Private APN vs Public IP: Security and Deployment Checklist

Private APN and Public IP are two routing models for cellular IoT devices. Private APN keeps device traffic inside a controlled mobile network environment and routes it into private infrastructure. Public IP makes devices reachable from the internet and shifts security responsibility to perimeter controls.

The right choice depends on exposure tolerance, fleet size, compliance needs, and long-term network design.

 

If you are deploying IoT devices at scale, the question is not whether they need IoT connectivity. The real question is how exposed those devices should be.

Some teams assign a Public IP to every device and move on. It is simple. The device becomes reachable over the internet, remote access is straightforward, and configuration can be done quickly. But that convenience comes with responsibility.
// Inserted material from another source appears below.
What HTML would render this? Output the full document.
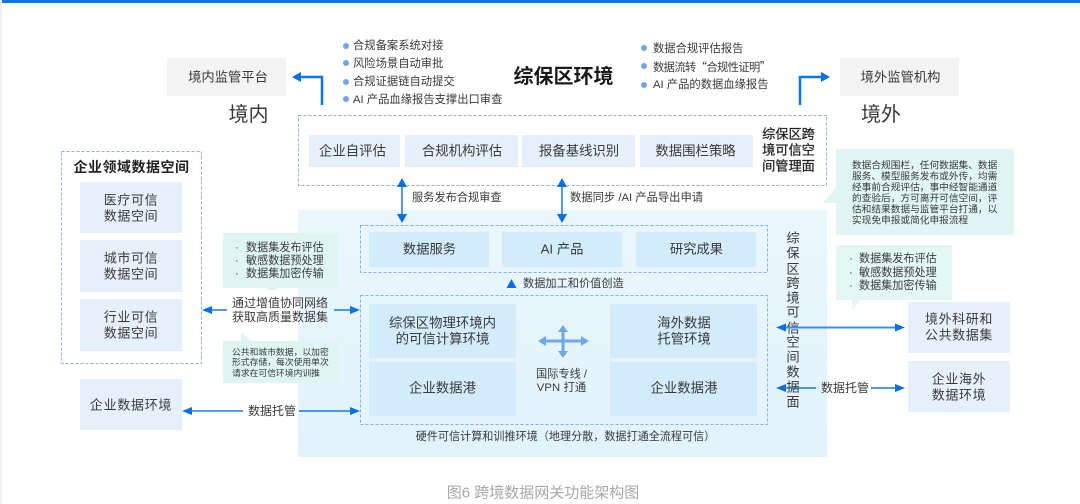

Every publicly reachable endpoint increases exposure and must be secured properly.

Other teams choose a Private APN. In that setup, the devices stay inside a private mobile network. Their data does not sit openly on the internet. It moves through controlled paths that you define, usually straight into your own infrastructure. From a security standpoint, you are not advertising thousands of endpoints to the outside world.

Neither option is “right” by default. A small deployment with strict firewall rules may function well with Public IP. A nationwide fleet transmitting operational or financial data may require the isolation of a Private APN.

 

Table of Contents

  1. What Is a Private APN in IoT Connectivity?
  2. What Is a Public IP in IoT Deployments?
  3. Private APN vs Public IP: What Actually Changes
  4. Security Considerations: Which Option Is Safer?
  5. Deployment Checklist: When to Choose Private APN
  6. Deployment Checklist: When Public IP Makes Sense
  7. Scalability and Long-Term Infrastructure Planning
  8. Common Mistakes in IoT Network Architecture
  9. Private APN vs Public IP: How to Make the Right Decision
  10. Frequently Asked Questions

 

What Is a Private APN in IoT Connectivity?

Private APN is not a feature you add for marketing reasons. It is a network design choice.

All cellular SIM cards connect through an APN. The difference is in how that APN is configured and where the traffic is routed.

With a Private APN, your SIM cards connect into a dedicated mobile network environment assigned to your organization. Only your devices operate inside that segment.

From there, traffic can be routed directly into your company network, data center, or cloud infrastructure. It does not automatically appear on the public internet. You define where it exits and how it reaches internal systems.

This matters when you are running hundreds or thousands of devices. You are not just thinking about connectivity. You are thinking about exposure, routing control, and how traffic enters your infrastructure.

Private APN is commonly used when:

  • Devices transmit operational or financial data
  • Compliance requirements apply
  • Large fleets must be centrally managed
  • Network isolation is a priority
  • You want traffic to pass through your own firewall before going anywhere else

It is less about speed. It is more about structure and control.

 

What Is a Public IP in IoT Deployments?

A Public IP is not a different type of SIM. It is a routing choice.

The SIM still connects through an APN, but instead of keeping traffic inside a private network segment, the carrier assigns an address that is reachable from the public internet.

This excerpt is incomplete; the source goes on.